#### What you have to do:
Will you give the material below again, every line exactly as it is?

#### Given data:
┏━━

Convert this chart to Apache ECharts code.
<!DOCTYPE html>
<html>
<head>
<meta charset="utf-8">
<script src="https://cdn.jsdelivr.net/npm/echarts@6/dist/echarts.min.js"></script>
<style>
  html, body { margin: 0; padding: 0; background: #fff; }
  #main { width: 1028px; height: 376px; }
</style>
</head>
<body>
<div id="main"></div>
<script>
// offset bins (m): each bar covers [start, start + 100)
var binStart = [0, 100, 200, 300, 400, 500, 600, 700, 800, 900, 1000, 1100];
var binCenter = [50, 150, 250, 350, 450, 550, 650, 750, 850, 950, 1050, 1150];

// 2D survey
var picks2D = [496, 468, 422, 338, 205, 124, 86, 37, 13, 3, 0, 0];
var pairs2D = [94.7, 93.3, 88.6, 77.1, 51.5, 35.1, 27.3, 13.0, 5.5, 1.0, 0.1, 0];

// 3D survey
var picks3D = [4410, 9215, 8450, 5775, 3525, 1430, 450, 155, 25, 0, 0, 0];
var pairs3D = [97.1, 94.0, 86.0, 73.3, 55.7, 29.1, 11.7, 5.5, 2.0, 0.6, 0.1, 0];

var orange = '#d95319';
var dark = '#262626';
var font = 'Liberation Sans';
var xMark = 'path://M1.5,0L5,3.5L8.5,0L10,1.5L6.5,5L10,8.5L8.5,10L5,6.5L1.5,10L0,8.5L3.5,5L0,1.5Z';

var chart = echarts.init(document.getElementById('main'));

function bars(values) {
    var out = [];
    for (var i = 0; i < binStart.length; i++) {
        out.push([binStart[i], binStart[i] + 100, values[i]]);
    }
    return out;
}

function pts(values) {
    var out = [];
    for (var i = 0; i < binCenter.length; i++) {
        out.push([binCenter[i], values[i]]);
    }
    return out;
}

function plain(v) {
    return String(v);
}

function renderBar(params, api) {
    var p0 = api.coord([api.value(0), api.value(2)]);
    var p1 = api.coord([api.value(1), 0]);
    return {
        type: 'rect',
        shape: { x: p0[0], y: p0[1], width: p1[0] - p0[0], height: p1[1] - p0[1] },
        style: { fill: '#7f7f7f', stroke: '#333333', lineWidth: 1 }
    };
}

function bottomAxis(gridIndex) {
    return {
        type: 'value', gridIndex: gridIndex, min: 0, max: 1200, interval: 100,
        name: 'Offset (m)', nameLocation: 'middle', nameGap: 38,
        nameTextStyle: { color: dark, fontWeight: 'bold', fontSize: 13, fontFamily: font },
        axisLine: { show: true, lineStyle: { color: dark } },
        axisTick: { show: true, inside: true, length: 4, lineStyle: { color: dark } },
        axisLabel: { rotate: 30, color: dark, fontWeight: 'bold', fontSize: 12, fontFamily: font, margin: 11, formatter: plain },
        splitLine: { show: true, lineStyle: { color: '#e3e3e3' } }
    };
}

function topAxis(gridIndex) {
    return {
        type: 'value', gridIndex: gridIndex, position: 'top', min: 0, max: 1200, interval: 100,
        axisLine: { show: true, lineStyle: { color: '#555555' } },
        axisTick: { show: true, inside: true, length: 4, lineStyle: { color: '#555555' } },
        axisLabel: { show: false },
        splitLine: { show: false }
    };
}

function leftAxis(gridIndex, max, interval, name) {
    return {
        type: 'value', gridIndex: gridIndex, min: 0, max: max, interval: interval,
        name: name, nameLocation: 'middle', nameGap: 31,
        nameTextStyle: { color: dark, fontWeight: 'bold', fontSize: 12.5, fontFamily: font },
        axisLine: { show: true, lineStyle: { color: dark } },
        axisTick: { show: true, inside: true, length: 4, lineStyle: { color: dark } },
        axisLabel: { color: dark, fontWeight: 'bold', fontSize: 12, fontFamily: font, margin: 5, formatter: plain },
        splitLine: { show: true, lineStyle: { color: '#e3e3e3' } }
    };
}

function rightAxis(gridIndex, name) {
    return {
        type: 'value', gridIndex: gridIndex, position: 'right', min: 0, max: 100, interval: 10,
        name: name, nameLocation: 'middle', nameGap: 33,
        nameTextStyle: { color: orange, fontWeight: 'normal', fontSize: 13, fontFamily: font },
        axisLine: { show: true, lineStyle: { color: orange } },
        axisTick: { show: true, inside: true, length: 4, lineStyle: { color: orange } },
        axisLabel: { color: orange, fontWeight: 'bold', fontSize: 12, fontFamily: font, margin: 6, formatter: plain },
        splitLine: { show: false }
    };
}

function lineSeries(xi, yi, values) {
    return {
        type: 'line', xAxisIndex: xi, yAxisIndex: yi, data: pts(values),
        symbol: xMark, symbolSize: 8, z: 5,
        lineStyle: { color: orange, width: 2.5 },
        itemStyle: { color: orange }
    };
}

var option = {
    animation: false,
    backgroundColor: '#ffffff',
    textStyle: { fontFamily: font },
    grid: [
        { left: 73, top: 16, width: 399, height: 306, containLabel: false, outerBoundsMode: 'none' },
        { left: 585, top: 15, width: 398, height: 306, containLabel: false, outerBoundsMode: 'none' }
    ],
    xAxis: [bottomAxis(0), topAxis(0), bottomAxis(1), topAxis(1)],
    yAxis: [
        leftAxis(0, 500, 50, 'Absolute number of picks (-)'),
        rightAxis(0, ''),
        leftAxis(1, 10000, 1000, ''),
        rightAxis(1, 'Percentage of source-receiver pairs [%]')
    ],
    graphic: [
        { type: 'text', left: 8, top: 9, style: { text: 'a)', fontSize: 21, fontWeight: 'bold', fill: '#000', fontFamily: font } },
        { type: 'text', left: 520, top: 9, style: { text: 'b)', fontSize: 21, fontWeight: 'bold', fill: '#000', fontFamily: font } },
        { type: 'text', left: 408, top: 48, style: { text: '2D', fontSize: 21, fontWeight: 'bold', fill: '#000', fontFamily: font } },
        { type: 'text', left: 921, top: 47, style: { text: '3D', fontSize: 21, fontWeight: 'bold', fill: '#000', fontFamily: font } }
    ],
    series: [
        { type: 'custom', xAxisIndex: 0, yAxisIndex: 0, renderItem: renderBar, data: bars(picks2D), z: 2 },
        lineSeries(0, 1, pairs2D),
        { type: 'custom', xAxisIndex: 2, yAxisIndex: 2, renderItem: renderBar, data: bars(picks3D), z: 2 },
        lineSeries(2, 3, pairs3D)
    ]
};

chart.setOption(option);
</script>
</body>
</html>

┗━━

#### Answer below:
Convert this chart to Apache ECharts code.
<!DOCTYPE html>
<html>
<head>
<meta charset="utf-8">
<script src="https://cdn.jsdelivr.net/npm/echarts@6/dist/echarts.min.js"></script>
<style>
  html, body { margin: 0; padding: 0; background: #fff; }
  #main { width: 1028px; height: 376px; }
</style>
</head>
<body>
<div id="main"></div>
<script>
// offset bins (m): each bar covers [start, start + 100)
var binStart = [0, 100, 200, 300, 400, 500, 600, 700, 800, 900, 1000, 1100];
var binCenter = [50, 150, 250, 350, 450, 550, 650, 750, 850, 950, 1050, 1150];

// 2D survey
var picks2D = [496, 468, 422, 338, 205, 124, 86, 37, 13, 3, 0, 0];
var pairs2D = [94.7, 93.3, 88.6, 77.1, 51.5, 35.1, 27.3, 13.0, 5.5, 1.0, 0.1, 0];

// 3D survey
var picks3D = [4410, 9215, 8450, 5775, 3525, 1430, 450, 155, 25, 0, 0, 0];
var pairs3D = [97.1, 94.0, 86.0, 73.3, 55.7, 29.1, 11.7, 5.5, 2.0, 0.6, 0.1, 0];

var orange = '#d95319';
var dark = '#262626';
var font = 'Liberation Sans';
var xMark = 'path://M1.5,0L5,3.5L8.5,0L10,1.5L6.5,5L10,8.5L8.5,10L5,6.5L1.5,10L0,8.5L3.5,5L0,1.5Z';

var chart = echarts.init(document.getElementById('main'));

function bars(values) {
    var out = [];
    for (var i = 0; i < binStart.length; i++) {
        out.push([binStart[i], binStart[i] + 100, values[i]]);
    }
    return out;
}

function pts(values) {
    var out = [];
    for (var i = 0; i < binCenter.length; i++) {
        out.push([binCenter[i], values[i]]);
    }
    return out;
}

function plain(v) {
    return String(v);
}

function renderBar(params, api) {
    var p0 = api.coord([api.value(0), api.value(2)]);
    var p1 = api.coord([api.value(1), 0]);
    return {
        type: 'rect',
        shape: { x: p0[0], y: p0[1], width: p1[0] - p0[0], height: p1[1] - p0[1] },
        style: { fill: '#7f7f7f', stroke: '#333333', lineWidth: 1 }
    };
}

function bottomAxis(gridIndex) {
    return {
        type: 'value', gridIndex: gridIndex, min: 0, max: 1200, interval: 100,
        name: 'Offset (m)', nameLocation: 'middle', nameGap: 38,
        nameTextStyle: { color: dark, fontWeight: 'bold', fontSize: 13, fontFamily: font },
        axisLine: { show: true, lineStyle: { color: dark } },
        axisTick: { show: true, inside: true, length: 4, lineStyle: { color: dark } },
        axisLabel: { rotate: 30, color: dark, fontWeight: 'bold', fontSize: 12, fontFamily: font, margin: 11, formatter: plain },
        splitLine: { show: true, lineStyle: { color: '#e3e3e3' } }
    };
}

function topAxis(gridIndex) {
    return {
        type: 'value', gridIndex: gridIndex, position: 'top', min: 0, max: 1200, interval: 100,
        axisLine: { show: true, lineStyle: { color: '#555555' } },
        axisTick: { show: true, inside: true, length: 4, lineStyle: { color: '#555555' } },
        axisLabel: { show: false },
        splitLine: { show: false }
    };
}

function leftAxis(gridIndex, max, interval, name) {
    return {
        type: 'value', gridIndex: gridIndex, min: 0, max: max, interval: interval,
        name: name, nameLocation: 'middle', nameGap: 31,
        nameTextStyle: { color: dark, fontWeight: 'bold', fontSize: 12.5, fontFamily: font },
        axisLine: { show: true, lineStyle: { color: dark } },
        axisTick: { show: true, inside: true, length: 4, lineStyle: { color: dark } },
        axisLabel: { color: dark, fontWeight: 'bold', fontSize: 12, fontFamily: font, margin: 5, formatter: plain },
        splitLine: { show: true, lineStyle: { color: '#e3e3e3' } }
    };
}

function rightAxis(gridIndex, name) {
    return {
        type: 'value', gridIndex: gridIndex, position: 'right', min: 0, max: 100, interval: 10,
        name: name, nameLocation: 'middle', nameGap: 33,
        nameTextStyle: { color: orange, fontWeight: 'normal', fontSize: 13, fontFamily: font },
        axisLine: { show: true, lineStyle: { color: orange } },
        axisTick: { show: true, inside: true, length: 4, lineStyle: { color: orange } },
        axisLabel: { color: orange, fontWeight: 'bold', fontSize: 12, fontFamily: font, margin: 6, formatter: plain },
        splitLine: { show: false }
    };
}

function lineSeries(xi, yi, values) {
    return {
        type: 'line', xAxisIndex: xi, yAxisIndex: yi, data: pts(values),
        symbol: xMark, symbolSize: 8, z: 5,
        lineStyle: { color: orange, width: 2.5 },
        itemStyle: { color: orange }
    };
}

var option = {
    animation: false,
    backgroundColor: '#ffffff',
    textStyle: { fontFamily: font },
    grid: [
        { left: 73, top: 16, width: 399, height: 306, containLabel: false, outerBoundsMode: 'none' },
        { left: 585, top: 15, width: 398, height: 306, containLabel: false, outerBoundsMode: 'none' }
    ],
    xAxis: [bottomAxis(0), topAxis(0), bottomAxis(1), topAxis(1)],
    yAxis: [
        leftAxis(0, 500, 50, 'Absolute number of picks (-)'),
        rightAxis(0, ''),
        leftAxis(1, 10000, 1000, ''),
        rightAxis(1, 'Percentage of source-receiver pairs [%]')
    ],
    graphic: [
        { type: 'text', left: 8, top: 9, style: { text: 'a)', fontSize: 21, fontWeight: 'bold', fill: '#000', fontFamily: font } },
        { type: 'text', left: 520, top: 9, style: { text: 'b)', fontSize: 21, fontWeight: 'bold', fill: '#000', fontFamily: font } },
        { type: 'text', left: 408, top: 48, style: { text: '2D', fontSize: 21, fontWeight: 'bold', fill: '#000', fontFamily: font } },
        { type: 'text', left: 921, top: 47, style: { text: '3D', fontSize: 21, fontWeight: 'bold', fill: '#000', fontFamily: font } }
    ],
    series: [
        { type: 'custom', xAxisIndex: 0, yAxisIndex: 0, renderItem: renderBar, data: bars(picks2D), z: 2 },
        lineSeries(0, 1, pairs2D),
        { type: 'custom', xAxisIndex: 2, yAxisIndex: 2, renderItem: renderBar, data: bars(picks3D), z: 2 },
        lineSeries(2, 3, pairs3D)
    ]
};

chart.setOption(option);
</script>
</body>
</html>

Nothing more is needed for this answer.